The District of Columbia's Office of the Chief Technology Officer has flagged more than 4.2 million duplicate image files spread across municipal servers, a sprawling redundancy problem that internal reviews say is inflating annual cloud storage costs by an estimated 18 percent. The finding, part of a broader digital asset audit begun in January 2026, covers everything from scanned permit documents at the Department of Consumer and Regulatory Affairs on 1100 4th Street SW to archived photo libraries at DC Health's offices near the NoMa corridor on K Street NE.
The timing matters. With federal workforce restructuring under the Trump administration and DOGE-driven efficiency reviews already squeezing agency budgets across the region, Mayor Muriel Bowser's administration is under mounting pressure to demonstrate fiscal discipline at the municipal level.
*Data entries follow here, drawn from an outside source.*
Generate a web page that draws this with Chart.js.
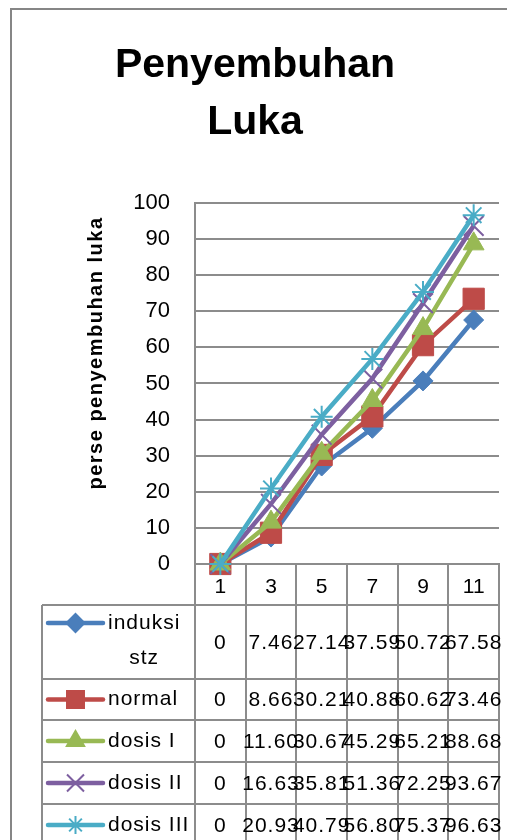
<!DOCTYPE html>
<html>
<head>
<meta charset="utf-8">
<script src="https://cdn.jsdelivr.net/npm/chart.js@4.4.0/dist/chart.umd.min.js"></script>
<style>
  html, body { margin: 0; padding: 0; background: #fff; }
  #wrap { position: relative; width: 507px; height: 840px; }
</style>
</head>
<body>
<div id="wrap"><canvas id="chart" width="507" height="840"></canvas></div>
<script>
// Days of observation (x categories)
const days = ['1', '3', '5', '7', '9', '11'];
// Series names as shown in the data table (first one wraps)
const seriesNames = [['induksi', 'stz'], ['normal'], ['dosis I'], ['dosis II'], ['dosis III']];
// Wound healing percentage per group
const induksiStz = [0, 7.46, 27.14, 37.59, 50.72, 67.58];
const normal = [0, 8.66, 30.21, 40.88, 60.62, 73.46];
const dosisI = [0, 11.60, 30.67, 45.29, 65.21, 88.68];
const dosisII = [0, 16.63, 35.81, 51.36, 72.25, 93.67];
const dosisIII = [0, 20.93, 40.79, 56.80, 75.37, 96.63];
// y axis ticks
const yTicks = [0, 10, 20, 30, 40, 50, 60, 70, 80, 90, 100];

const FONT = "'Liberation Sans', Arial, sans-serif";
const GRID = '#8c8c8c';

const styles = [
    { color: '#4A7EBB', pointStyle: 'rectRot', radius: 10, legendRadius: 9 },
    { color: '#BE4B48', pointStyle: 'rect', radius: 15, legendRadius: 12 },
    { color: '#98B954', pointStyle: 'triangle', radius: 12, legendRadius: 10 },
    { color: '#7D5FA0', pointStyle: 'crossRot', radius: 14, legendRadius: 12 },
    { color: '#4AACC6', pointStyle: 'star', radius: 11, legendRadius: 9 }
];
const allValues = [induksiStz, normal, dosisI, dosisII, dosisIII];

function fmt(v) {
    return v === 0 ? '0' : v.toFixed(2);
}

// Draws the chart frame, the rotated y title and the data table under the plot
const tablePlugin = {
    id: 'dataTable',
    afterDraw(chart) {
        const ctx = chart.ctx;
        const xs = chart.scales.x;
        const area = chart.chartArea;
        const colW = (area.right - area.left) / days.length;
        const rows = [605, 679, 720, 762, 804, 846];
        const legendLeft = 42;

        ctx.save();
        // outer chart border
        ctx.strokeStyle = '#868686';
        ctx.lineWidth = 2;
        ctx.beginPath();
        ctx.moveTo(11, 840);
        ctx.lineTo(11, 9);
        ctx.lineTo(507, 9);
        ctx.stroke();

        // y axis title
        ctx.save();
        ctx.translate(96, 353);
        ctx.rotate(-Math.PI / 2);
        ctx.font = 'bold 20px ' + FONT;
        ctx.letterSpacing = '1.5px';
        ctx.fillStyle = '#000';
        ctx.textAlign = 'center';
        ctx.textBaseline = 'middle';
        ctx.fillText('perse penyembuhan luka', 0, 0);
        ctx.restore();

        // table grid
        ctx.strokeStyle = GRID;
        ctx.lineWidth = 2;
        ctx.beginPath();
        for (let i = 0; i <= days.length; i++) {
            const x = Math.round(area.left + i * colW);
            ctx.moveTo(x, area.bottom);
            ctx.lineTo(x, 840);
        }
        ctx.moveTo(legendLeft, rows[0]);
        ctx.lineTo(legendLeft, 840);
        rows.forEach(y => {
            ctx.moveTo(legendLeft, y);
            ctx.lineTo(area.right, y);
        });
        ctx.stroke();

        // rows: legend key, name, values
        ctx.textBaseline = 'middle';
        allValues.forEach((vals, r) => {
            const top = rows[r];
            const bottom = rows[r + 1];
            const mid = (top + bottom) / 2;
            const names = seriesNames[r];
            const keyY = names.length > 1 ? top + 18 : mid;
            const st = styles[r];

            ctx.strokeStyle = st.color;
            ctx.fillStyle = st.color;
            ctx.lineWidth = 4.5;
            ctx.lineCap = 'round';
            ctx.beginPath();
            ctx.moveTo(48, keyY);
            ctx.lineTo(103, keyY);
            ctx.stroke();
            ctx.lineCap = 'butt';
            ctx.lineWidth = 2;
            Chart.helpers.drawPoint(ctx, {
                pointStyle: st.pointStyle,
                radius: st.legendRadius,
                rotation: 0,
                borderWidth: 2
            }, 75.5, keyY);

            ctx.font = '21px ' + FONT;
            ctx.letterSpacing = '1px';
            ctx.fillStyle = '#000';
            const widths = names.map(n => ctx.measureText(n).width);
            const blockW = Math.max(...widths);
            ctx.textAlign = 'center';
            names.forEach((n, k) => {
                ctx.fillText(n, 108 + blockW / 2, keyY + k * 35);
            });

            vals.forEach((v, i) => {
                ctx.fillText(fmt(v), xs.getPixelForValue(i), mid + 1);
            });
        });
        ctx.restore();
    }
};

const datasets = allValues.map((vals, i) => ({
    label: seriesNames[i].join(' '),
    data: vals,
    borderColor: styles[i].color,
    backgroundColor: styles[i].color,
    borderWidth: 4.5,
    pointStyle: styles[i].pointStyle,
    pointRadius: styles[i].radius,
    pointBorderWidth: (styles[i].pointStyle === 'crossRot' || styles[i].pointStyle === 'star') ? 2 : 1,
    pointBackgroundColor: styles[i].color,
    pointBorderColor: styles[i].color,
    tension: 0,
    clip: false,
    order: allValues.length - i
}));

new Chart(document.getElementById('chart'), {
    type: 'line',
    data: { labels: days, datasets: datasets },
    options: {
        responsive: false,
        animation: false,
        events: [],
        layout: { autoPadding: false, padding: { top: 9, left: 11, right: 8, bottom: 235 } },
        plugins: {
            legend: { display: false },
            tooltip: { enabled: false },
            title: {
                display: true,
                text: ['Penyembuhan', 'Luka'],
                color: '#000',
                font: { family: FONT, size: 41, weight: 'bold', lineHeight: 1.39 },
                padding: { top: 28, bottom: 52 }
            }
        },
        scales: {
            x: {
                type: 'category',
                offset: true,
                grid: { display: false, drawTicks: false },
                border: { display: true, color: GRID, width: 2 },
                ticks: { color: '#000', padding: 11, font: { family: FONT, size: 21 } },
                afterFit: scale => {
                    scale.height = 41;
                    scale.paddingLeft = 0;
                    scale.paddingRight = 0;
                }
            },
            y: {
                min: 0,
                max: 100,
                afterBuildTicks: scale => { scale.ticks = yTicks.map(v => ({ value: v })); },
                grid: { color: GRID, lineWidth: 2, drawTicks: false },
                border: { display: true, color: GRID, width: 2 },
                ticks: { color: '#000', padding: 25, font: { family: FONT, size: 22 } },
                afterFit: scale => {
                    scale.width = 184;
                    scale.paddingTop = 0;
                    scale.paddingBottom = 0;
                }
            }
        }
    },
    plugins: [tablePlugin]
});
</script>
</body>
</html>
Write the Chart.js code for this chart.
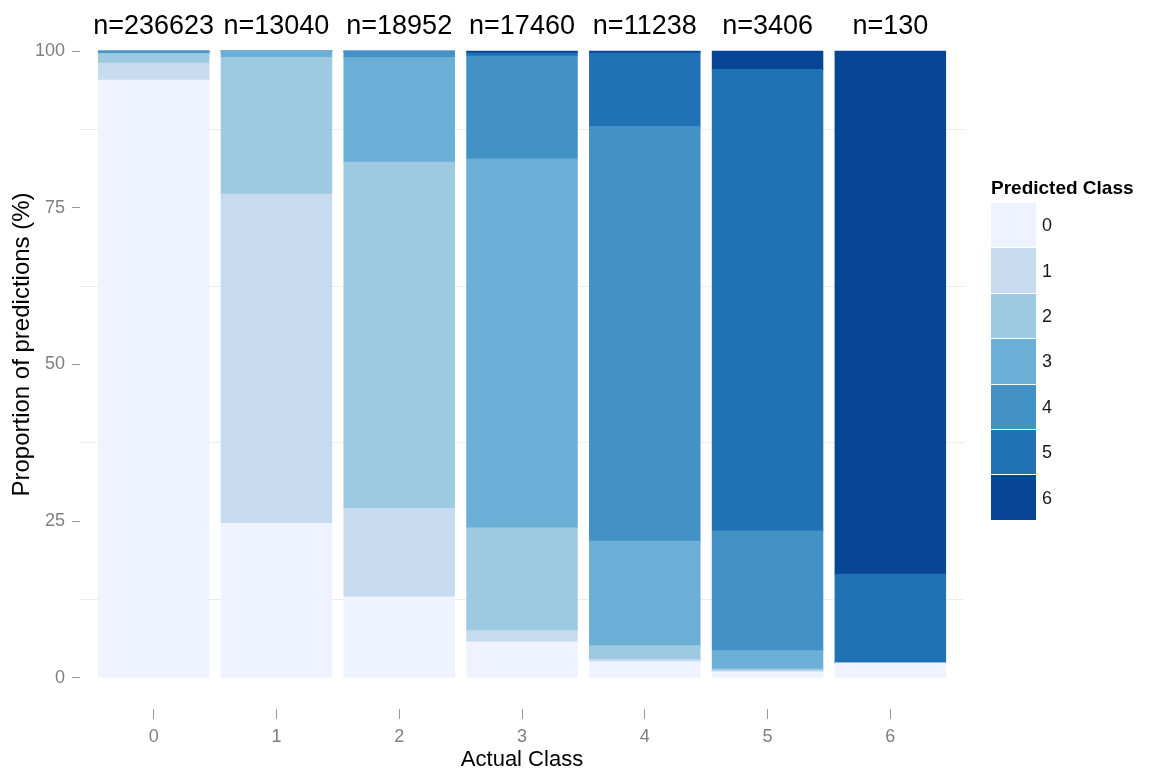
<!DOCTYPE html>
<html>
<head>
<meta charset="utf-8">
<script src="https://cdn.jsdelivr.net/npm/chart.js@4/dist/chart.umd.min.js"></script>
<style>
  body { margin: 0; background: #fff; font-family: "Liberation Sans", Arial, sans-serif; }
  #wrap { position: relative; width: 1149px; height: 776px; }
  #legend { position: absolute; left: 991px; top: 177px; }
  #legend h4 { margin: 0 0 4px 0; font-size: 19px; font-weight: bold; color: #000; white-space: nowrap; line-height: 22px; }
  .key { display: flex; align-items: center; height: 45.4px; }
  .swatch { width: 45px; height: 44.4px; border-bottom: 1px solid #fff; }
  .key span { margin-left: 6px; font-size: 18px; color: #1a1a1a; }
</style>
</head>
<body>
<div id="wrap">
  <canvas id="chart"></canvas>
  <div id="legend"></div>
</div>
<script>
const actualClasses = [0, 1, 2, 3, 4, 5, 6];
const sampleSizes = [236623, 13040, 18952, 17460, 11238, 3406, 130];
const yTicks = [0, 12.5, 25, 37.5, 50, 62.5, 75, 87.5, 100];

// share (%) of each predicted class, per actual class 0..6
const predicted0 = [95.4, 24.6, 12.9, 5.7, 2.55, 0.9, 2.3];
const predicted1 = [2.7, 52.6, 14.1, 1.8, 0.35, 0.2, 0];
const predicted2 = [1.5, 21.8, 55.3, 16.4, 2.2, 0.3, 0];
const predicted3 = [0.1, 1.0, 16.7, 58.9, 16.7, 2.9, 0];
const predicted4 = [0.3, 0, 1.0, 16.4, 66.2, 19.1, 0];
const predicted5 = [0, 0, 0, 0.5, 11.7, 73.7, 14.2];
const predicted6 = [0, 0, 0, 0.3, 0.3, 2.9, 83.5];

const predictedClasses = ["0", "1", "2", "3", "4", "5", "6"];
const classColors = ["#eff3ff", "#c6dbef", "#9ecae1", "#6baed6", "#4292c6", "#2171b5", "#084594"];

const FONT = "'Liberation Sans', Arial, sans-serif";
const series = [predicted0, predicted1, predicted2, predicted3, predicted4, predicted5, predicted6];

// "n=..." counts drawn above each bar
const nLabelPlugin = {
  id: "nLabels",
  afterDatasetsDraw(chart) {
    const { ctx, scales } = chart;
    ctx.save();
    ctx.font = `27px ${FONT}`;
    ctx.fillStyle = "#000";
    ctx.textAlign = "center";
    ctx.textBaseline = "middle";
    actualClasses.forEach((c, i) => {
      ctx.fillText(`n=${sampleSizes[i]}`, scales.x.getPixelForValue(c), scales.y.getPixelForValue(104));
    });
    ctx.restore();
  },
};

function isMajor(v) {
  return v % 25 === 0;
}

const datasets = series.map((values, k) => ({
  label: predictedClasses[k],
  data: values.map((v, i) => ({ x: actualClasses[i], y: v })),
  backgroundColor: classColors[k],
  borderWidth: 0,
  inflateAmount: 0.5,
  barPercentage: 0.9,
  categoryPercentage: 1,
}));

new Chart(document.getElementById("chart"), {
  type: "bar",
  data: { datasets },
  plugins: [nLabelPlugin],
  options: {
    responsive: true,
    maintainAspectRatio: false,
    animation: false,
    layout: { padding: { top: 20, right: 185, left: 0, bottom: 0 } },
    plugins: { legend: { display: false }, tooltip: { enabled: false } },
    scales: {
      x: {
        type: "linear",
        stacked: true,
        offset: false,
        min: -0.6,
        max: 6.6,
        afterBuildTicks: (scale) => { scale.ticks = actualClasses.map((v) => ({ value: v })); },
        afterFit: (scale) => { scale.height = 67; },
        border: { display: false },
        grid: { offset: false, drawOnChartArea: false, tickColor: "#999", tickLength: 10 },
        ticks: {
          autoSkip: false,
          padding: 7,
          color: "#7f7f7f",
          font: { family: FONT, size: 18 },
          callback: (v) => String(v),
        },
        title: {
          display: true,
          text: "Actual Class",
          color: "#000",
          font: { family: FONT, size: 22 },
          padding: { top: 0, bottom: 3 },
        },
      },
      y: {
        stacked: true,
        min: -5,
        max: 105,
        afterBuildTicks: (scale) => { scale.ticks = yTicks.map((v) => ({ value: v })); },
        afterFit: (scale) => { scale.width = 80; },
        border: { display: false },
        grid: {
          color: (c) => (isMajor(c.tick.value) ? "rgba(0,0,0,0)" : "#ececec"),
          tickColor: (c) => (isMajor(c.tick.value) ? "#999" : "rgba(0,0,0,0)"),
          tickLength: 8,
        },
        ticks: {
          autoSkip: false,
          padding: 7,
          color: "#7f7f7f",
          font: { family: FONT, size: 18 },
          callback: (v) => (isMajor(v) ? String(v) : ""),
        },
        title: {
          display: true,
          text: "      Proportion of predictions (%)",
          color: "#000",
          font: { family: FONT, size: 24 },
          padding: { top: 8, bottom: 0 },
        },
      },
    },
  },
});

const legendEl = document.getElementById("legend");
legendEl.innerHTML = "<h4>Predicted Class</h4>";
predictedClasses.forEach((name, k) => {
  const key = document.createElement("div");
  key.className = "key";
  key.innerHTML = `<div class="swatch" style="background:${classColors[k]}"></div><span>${name}</span>`;
  legendEl.appendChild(key);
});
</script>
</body>
</html>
Redundant data storage is an easy target — visible, quantifiable and politically painless compared to cutting personnel or services. The duplicate image audit fits squarely into the District's FY2026 efficiency framework, which set a target of reducing non-essential IT expenditures by 12 percent before the fiscal year closes on September 30.
What the Numbers Actually Show
Across 23 District agencies surveyed, auditors found that duplicate images — defined as files sharing identical pixel-level hash values — accounted for roughly 31 percent of total image storage volume. The Department of Buildings, which digitized decades of paper construction records between 2021 and 2024, accounted for the single largest share: approximately 900,000 redundant files alone. DC Public Library's digital collections hub, based out of the Martin Luther King Jr. Memorial Library on G Street NW, contributed another 340,000 flagged duplicates, many stemming from multiple staff members independently scanning the same archival photographs during the library's renovation-era digitization push.
Storage is not free. The District's primary municipal cloud contract, managed through an agreement with a major federal procurement vehicle, runs at roughly $0.023 per gigabyte per month for standard storage tiers. Independent IT analysts not affiliated with the District estimate that eliminating confirmed duplicates could free between 60 and 80 terabytes of chargeable storage — translating to a potential saving in the range of $16,000 to $22,000 per month. That figure is modest against the District's overall $21 billion FY2026 budget, but proponents of the cleanup argue it sets a precedent for larger-scale data hygiene across agencies.
The audit also surfaced a structural problem: no single deduplication policy existed across District agencies before 2025. Individual IT managers at places like the Office of Planning on 1100 Pennsylvania Avenue SE and the DC Department of Transportation on 55 M Street SE were effectively making their own decisions about whether to retain multiple copies of the same image file. A standardized duplicate-image policy, drafted by OCTO in March 2026, is now in a 90-day review period before mandatory adoption.
What Comes Next for Agencies and Residents
The practical rollout begins this fall. OCTO has piloted automated deduplication software at two agencies — the Department of Consumer and Regulatory Affairs and DC Health — since April 2026, with results suggesting processing times of roughly 48 hours to scan and flag duplicates across a standard agency image library. Full deployment across all 23 agencies is scheduled for Q1 2027.
For residents interacting with city services, the change should eventually mean faster load times on the DC.gov permit portal and the District's open data platform, OpenData.dc.gov, where large image-heavy datasets have historically lagged. Developers using the open data API reported average image asset load times of 3.4 seconds per request in a March 2026 benchmarking exercise — a figure OCTO says it wants to cut by at least 40 percent once deduplication is complete.
The broader lesson sitting inside this audit is straightforward: years of decentralized digitization, done quickly and without coordination, created a storage bill the District is only now getting around to counting. The Fourth of July holiday may have shuttered many District offices today, but the cleanup calendar is already set.